I'm trying to rename multiple files in a directory using this Python script:
import os
path = '/Users/myName/Desktop/directory'
files = os.listdir(path)
i = 1
for file in files:
os.rename(file, str(i)+'.jpg')
i = i+1
When I run this script, I get the following error:
Traceback (most recent call last):
File "rename.py", line 7, in <module>
os.rename(file, str(i)+'.jpg')
OSError: [Errno 2] No such file or directory
Why is that? How can I solve this issue?
Thanks.
You are not giving the whole path while renaming, do it like this:
import os
path = '/Users/myName/Desktop/directory'
files = os.listdir(path)
for index, file in enumerate(files):
os.rename(os.path.join(path, file), os.path.join(path, ''.join([str(index), '.jpg'])))
Edit: Thanks to tavo, The first solution would move the file to the current directory, fixed that.
You have to make this path as a current working directory first.
simple enough.
rest of the code has no errors.
to make it current working directory:
os.chdir(path)
import os
from os import path
import shutil
Source_Path = 'E:\Binayak\deep_learning\Datasets\Class_2'
Destination = 'E:\Binayak\deep_learning\Datasets\Class_2_Dest'
#dst_folder = os.mkdir(Destination)
def main():
for count, filename in enumerate(os.listdir(Source_Path)):
dst = "Class_2_" + str(count) + ".jpg"
# rename all the files
os.rename(os.path.join(Source_Path, filename), os.path.join(Destination, dst))
# Driver Code
if __name__ == '__main__':
main()
As per #daniel's comment, os.listdir() returns just the filenames and not the full path of the file. Use os.path.join(path, file) to get the full path and rename that.
import os
path = 'C:\\Users\\Admin\\Desktop\\Jayesh'
files = os.listdir(path)
for file in files:
os.rename(os.path.join(path, file), os.path.join(path, 'xyz_' + file + '.csv'))

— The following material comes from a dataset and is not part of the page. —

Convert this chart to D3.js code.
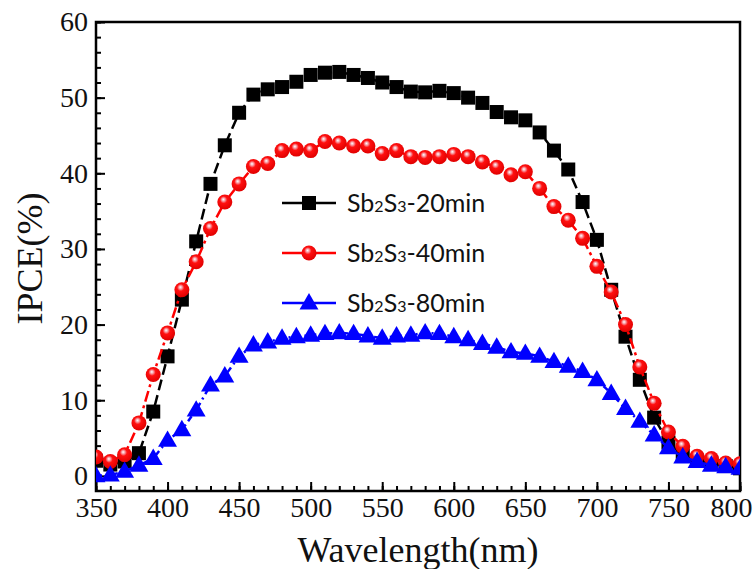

Just playing with the accepted answer define the path variable and list:
path = "/Your/path/to/folder/"
files = os.listdir(path)
and then loop over that list:
for index, file in enumerate(files):
#print (file)
os.rename(path+file, path +'file_' + str(index)+ '.jpg')
or loop over same way with one line as python list comprehension :
[os.rename(path+file, path +'jog_' + str(index)+ '.jpg') for index, file in enumerate(files)]

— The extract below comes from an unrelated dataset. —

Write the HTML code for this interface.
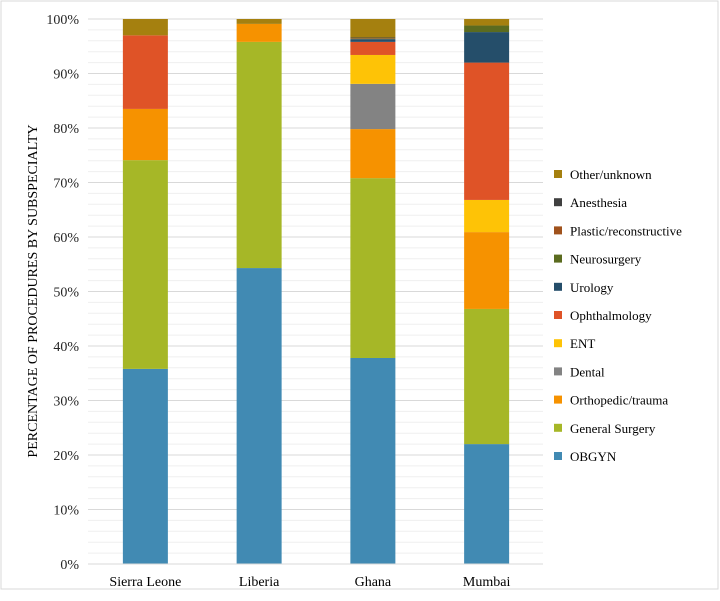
<!DOCTYPE html>
<html><head><meta charset="utf-8"><style>
body{margin:0;background:#fff;}
svg{display:block;font-family:"Liberation Serif",serif;}
</style></head><body>
<svg id="chart" width="720" height="601">
<rect x="1" y="1" width="717" height="588" fill="#fff" stroke="#d9d9d9"/>
<g id="grid"></g><g id="bars"></g><g id="axis"></g><g id="legend"></g>
<text transform="translate(37,291) rotate(-90)" text-anchor="middle" font-size="14" fill="#000">PERCENTAGE OF PROCEDURES BY SUBSPECIALTY</text>
</svg>
<script>
const categories=["Sierra Leone","Liberia","Ghana","Mumbai"];
const seriesNames=["OBGYN","General Surgery","Orthopedic/trauma","Dental","ENT","Ophthalmology","Urology","Neurosurgery","Plastic/reconstructive","Anesthesia","Other/unknown"];
const colors=["#418ab3","#a6b727","#f69200","#838383","#fec306","#df5327","#254e6a","#5b6b1f","#a0521c","#404040","#a5800f"];
const obgyn=[35.8,54.3,37.8,22.0];
const generalSurgery=[38.3,41.5,33.0,24.8];
const ortho=[9.4,3.3,9.0,14.1];
const dental=[0,0,8.3,0];
const ent=[0,0,5.3,5.9];
const ophth=[13.5,0,2.4,25.2];
const urology=[0,0,0.5,5.6];
const neuro=[0,0,0.1,1.2];
const plastic=[0,0,0.1,0];
const anesth=[0,0,0.1,0];
const other=[3.0,0.9,3.4,1.2];
const series=[obgyn,generalSurgery,ortho,dental,ent,ophth,urology,neuro,plastic,anesth,other];
const yTicks=[0,10,20,30,40,50,60,70,80,90,100];
const NS="http://www.w3.org/2000/svg";
const x0=88,x1=543,y0=564,y100=19;
const y=v=>y0-(v/100)*(y0-y100);
const band=(x1-x0)/categories.length;
const bw=45;
function mk(tag,attrs,parent){const e=document.createElementNS(NS,tag);for(const k in attrs)e.setAttribute(k,attrs[k]);parent.appendChild(e);return e;}
const grid=document.getElementById('grid'),bars=document.getElementById('bars'),axis=document.getElementById('axis'),legend=document.getElementById('legend');
for(let v=2;v<=100;v+=2){
  const major=v%10===0;
  const l=mk('line',{x1:x0,x2:x1,y1:y(v),y2:y(v),stroke:major?'#d9d9d9':'#efefef','stroke-width':1},grid);
  
  
}
yTicks.forEach(t=>{
  const tx=mk('text',{x:79,y:y(t)+5,'text-anchor':'end','font-size':14,fill:'#262626'},axis);
  tx.textContent=t+'%';
  
  
});
const ax=mk('line',{x1:x0,x2:x1,y1:y0,y2:y0,stroke:'#d9d9d9','stroke-width':1},axis);


categories.forEach((c,i)=>{
  const cx=x0+band*(i+0.5)+0.5;
  let cum=0;
  series.forEach((s,j)=>{
    const v=s[i];if(!v)return;
    const r=mk('rect',{x:cx-bw/2,y:y(cum+v),width:bw,height:y(cum)-y(cum+v),fill:colors[j]},bars);
    
    
    cum+=v;
  });
  const t=mk('text',{x:cx,y:586,'text-anchor':'middle','font-size':14,fill:'#000'},axis);
  t.textContent=c;
  
  
});
for(let j=seriesNames.length-1;j>=0;j--){
  const k=seriesNames.length-1-j;
  const ly=174+k*28.2;
  const g=mk('g',{},legend);
  
  
  mk('rect',{x:554,y:ly-4,width:8,height:8,fill:colors[j]},g);
  const t=mk('text',{x:570,y:ly+5,'font-size':13,fill:'#000'},g);
  t.textContent=seriesNames[j];
}
</script>
</body></html>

I think the first is more readable, in the second the first part of the loop is just the second part of the list comprehension
If your files are renaming in random manner then you have to sort the files in the directory first. The given code first sort then rename the files.
import os
import re
path = 'target_folder_directory'
files = os.listdir(path)
files.sort(key=lambda var:[int(x) if x.isdigit() else x for x in re.findall(r'[^0-9]|[0-9]+', var)])
for i, file in enumerate(files):
os.rename(path + file, path + "{}".format(i)+".jpg")

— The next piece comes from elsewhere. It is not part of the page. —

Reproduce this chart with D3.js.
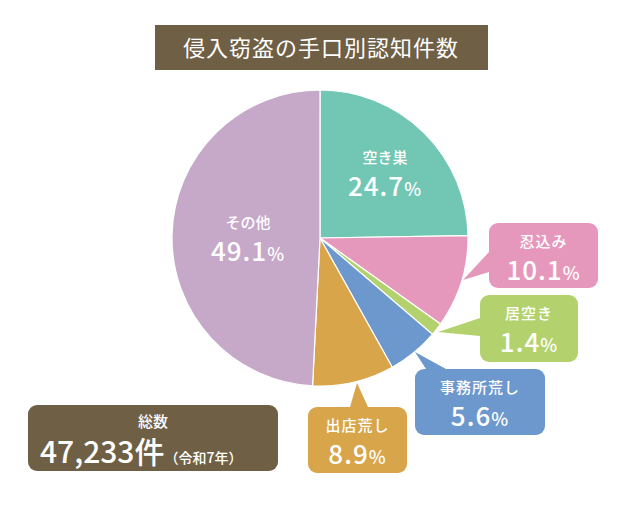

I wrote a quick and flexible script for renaming files, if you want a working solution without reinventing the wheel.
It renames files in the current directory by passing replacement functions.
Each function specifies a change you want done to all the matching file names. The code will determine the changes that will be done, and displays the differences it would generate using colors, and asks for confirmation to perform the changes.
You can find the source code here, and place it in the folder of which you want to rename files https://gist.github.com/aljgom/81e8e4ca9584b481523271b8725448b8
It works in pycharm, I haven't tested it in other consoles
The interaction will look something like this, after defining a few replacement functions
when it's running the first one, it would show all the differences from the files matching in the directory, and you can confirm to make the replacements or no, like this
This works for me and by increasing the index by 1 we can number the dataset.
import os
path = '/Users/myName/Desktop/directory'
files = os.listdir(path)
index=1
for index, file in enumerate(files):
os.rename(os.path.join(path, file),os.path.join(path,''.join([str(index),'.jpg'])))
index = index+1
But if your current image name start with a number this will not work.